Would the size of a host planet determine the size of the life forms that live there?

Answer

Michalec got in touch on the forum, Chris Smith put this sizeable situation to Astrophysicist Matt Bothwell...

Matt - So I really like this question. I think we should start with the caveat right at the beginning which is that we only know of life on one planet, which is earth, so as much as we are going to be trying to make educated guesses they are still kind of hypothetical situations. That being said the laws of physics do let us make a pretty educated guess which is that size does matter. And that the direction it goes in is bigger planets should have smaller animals. The reason for that is just because of gravity, so the bigger animal is the more massive it is the more it has to fight against gravity to hold itself up and so on a big planet with really strong gravity a really massive animal is going to be doing really really badly. You can see an example right here on planet earth: the biggest land animals that ever existed were dinosaurs but in the ocean where the buoyancy of the water slightly counteracts the force of gravity. It kind of simulates a low gravity environment almost. And so ocean creatures like whales can be much much bigger than any land creatures so we would definitely expect big planets would have small animals and vice versa.

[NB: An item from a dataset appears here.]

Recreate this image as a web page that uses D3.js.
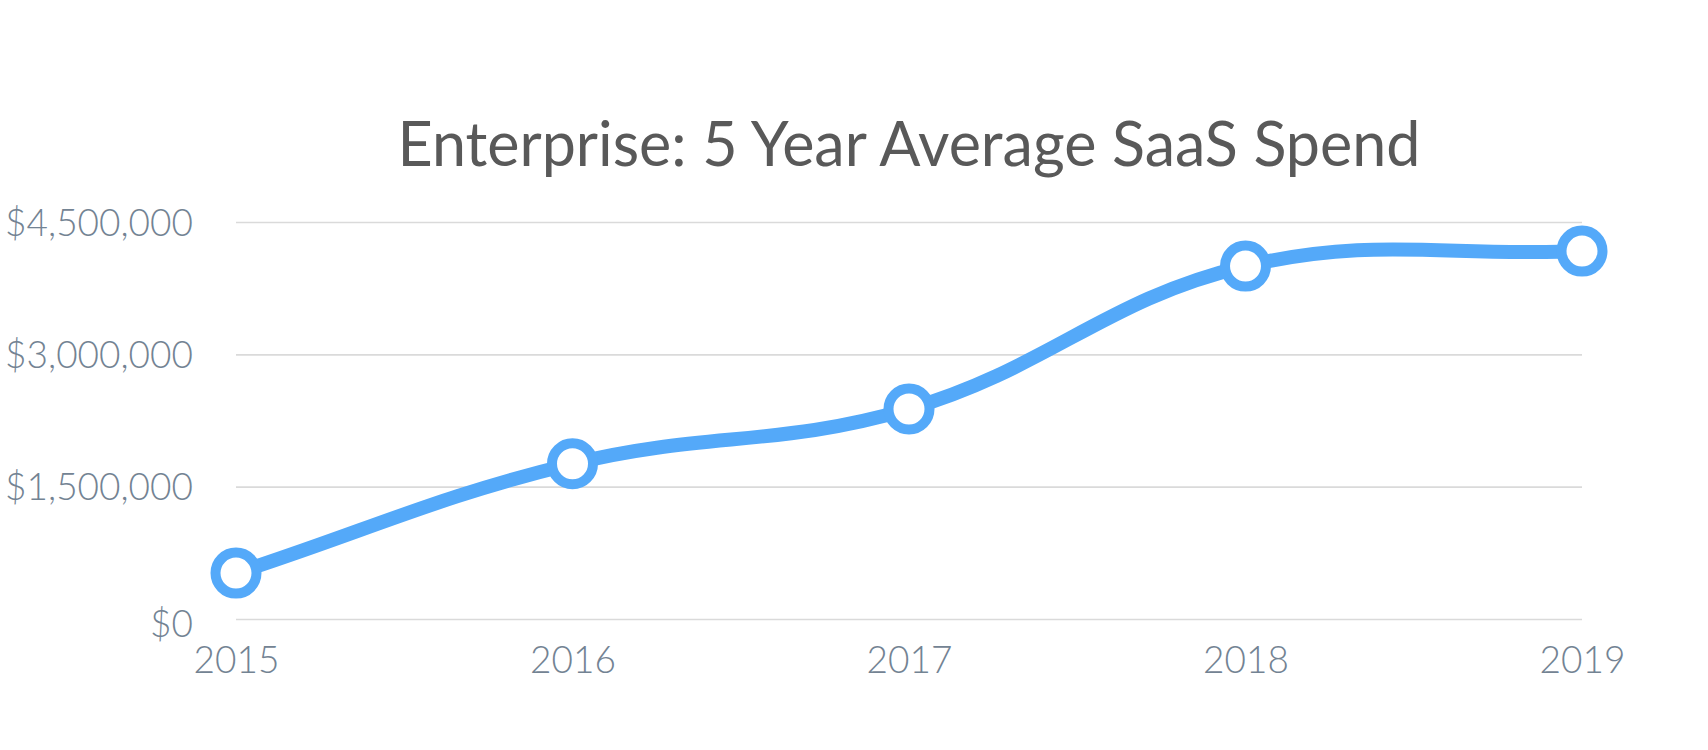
<!DOCTYPE html>
<html>
<head>
<meta charset="utf-8">
<script src="https://cdn.jsdelivr.net/npm/d3@7"></script>
<style>
  html, body { margin: 0; padding: 0; background: #fff; }
  #chart { width: 1708px; height: 750px; }
  text { font-family: Lato, "Open Sans", sans-serif; }
</style>
</head>
<body>
<div id="chart"></div>
<script>
  // chart values
  const years = ["2015", "2016", "2017", "2018", "2019"];
  const spend = [520000, 1760000, 2380000, 4000000, 4170000];
  const yTicks = [0, 1500000, 3000000, 4500000];
  const title = "Enterprise: 5 Year Average SaaS Spend";

  // spline like the old canvas charts (tension 0.4, distance weighted)
  function tensionCurve(context) {
    const t = 0.4;
    let pts = [];
    return {
      areaStart() {}, areaEnd() {},
      lineStart() { pts = []; },
      point(x, y) { pts.push([x, y]); },
      lineEnd() {
        const n = pts.length;
        if (!n) return;
        const cps = pts.map((p, i) => {
          const prev = pts[i - 1] || p, next = pts[i + 1] || p;
          const d01 = Math.hypot(p[0] - prev[0], p[1] - prev[1]);
          const d12 = Math.hypot(next[0] - p[0], next[1] - p[1]);
          let s01 = d01 / (d01 + d12), s12 = d12 / (d01 + d12);
          if (isNaN(s01)) s01 = 0;
          if (isNaN(s12)) s12 = 0;
          const fa = t * s01, fb = t * s12;
          return {
            prev: [p[0] - fa * (next[0] - prev[0]), p[1] - fa * (next[1] - prev[1])],
            next: [p[0] + fb * (next[0] - prev[0]), p[1] + fb * (next[1] - prev[1])]
          };
        });
        context.moveTo(pts[0][0], pts[0][1]);
        for (let i = 1; i < n; i++) {
          context.bezierCurveTo(cps[i - 1].next[0], cps[i - 1].next[1],
            cps[i].prev[0], cps[i].prev[1], pts[i][0], pts[i][1]);
        }
      }
    };
  }

  function drawChart() {
    const width = 1708, height = 750;
    const margin = { top: 222, right: 126, bottom: 131, left: 236 };
    const innerW = width - margin.left - margin.right;
    const innerH = height - margin.top - margin.bottom;

    const svg = d3.select("#chart")
      .append("svg")
      .attr("width", width)
      .attr("height", height);

    const g = svg.append("g")
      .attr("transform", `translate(${margin.left},${margin.top})`);

    const x = d3.scalePoint()
      .domain(years)
      .range([0, innerW]);

    const y = d3.scaleLinear()
      .domain([0, 4500000])
      .range([innerH, 0]);

    const money = v => "$" + d3.format(",")(v);

    // title, centred over the plot area
    svg.append("text")
      .attr("x", margin.left + innerW / 2)
      .attr("y", 166)
      .attr("text-anchor", "middle")
      .attr("font-size", "61px")
      .attr("fill", "#595959")
      .text(title);

    // horizontal grid + y labels
    const yAxis = g.append("g")
      .call(d3.axisLeft(y)
        .tickValues(yTicks)
        .tickSize(-innerW)
        .tickPadding(43)
        .tickFormat(money));
    yAxis.select(".domain").remove();
    yAxis.selectAll(".tick line")
      .attr("stroke", "#dadada")
      .attr("stroke-width", 1.6);
    yAxis.selectAll(".tick text")
      .attr("fill", "#738393")
      .attr("font-size", "37px")
      .attr("font-weight", 300)
      .attr("font-family", "Lato, sans-serif")
      .attr("dy", d => d === 0 ? "0.48em" : "0.36em");

    // x labels
    const xAxis = g.append("g")
      .attr("transform", `translate(0,${innerH})`)
      .call(d3.axisBottom(x).tickSize(0).tickPadding(54));
    xAxis.select(".domain").remove();
    xAxis.selectAll(".tick text")
      .attr("fill", "#738393")
      .attr("font-size", "37px")
      .attr("font-weight", 300)
      .attr("font-family", "Lato, sans-serif")
      .attr("dy", "0");

    const points = years.map((yr, i) => ({ year: yr, value: spend[i] }));

    const line = d3.line()
      .x(d => x(d.year))
      .y(d => y(d.value))
      .curve(tensionCurve);

    g.append("path")
      .datum(points)
      .attr("fill", "none")
      .attr("stroke", "#54a9f9")
      .attr("stroke-width", 14)
      .attr("stroke-linejoin", "round")
      .attr("d", line);

    g.selectAll("circle")
      .data(points)
      .join("circle")
        .attr("cx", d => x(d.year))
        .attr("cy", d => y(d.value))
        .attr("r", 20.5)
        .attr("fill", "#fff")
        .attr("stroke", "#54a9f9")
        .attr("stroke-width", 10);
  }

  drawChart();
</script>
</body>
</html>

Chris - There's also another possible effect to superimpose on this isn't there which is you get this phenomenon here on Earth called island dwarfism. Not Ireland as in where Helen comes from, as in an island surrounded by ocean, which is where you have a small landmass where the resources are limited. You tend to have smaller animals that are better able at not exhausting those resources than say a big animal which would munch its way through all the vegetation very very quickly and so in the same way that we think certain other animals have shrunk over evolutionary time and they've been dwarfed in that way. There's evidence that humans or human ancestors; this has happened with the island of Flores where the Homo floresiensis - these hobbit people - actually were thought to have evolved and are in a limited area and therefore they may have been forced to become small.

Matt -  That's really interesting I think I guess on a planetary scale a planet would have to be very very small indeed for that kind of effect to kick in and so I think a complete lack of gravity might be a problem before limited resources.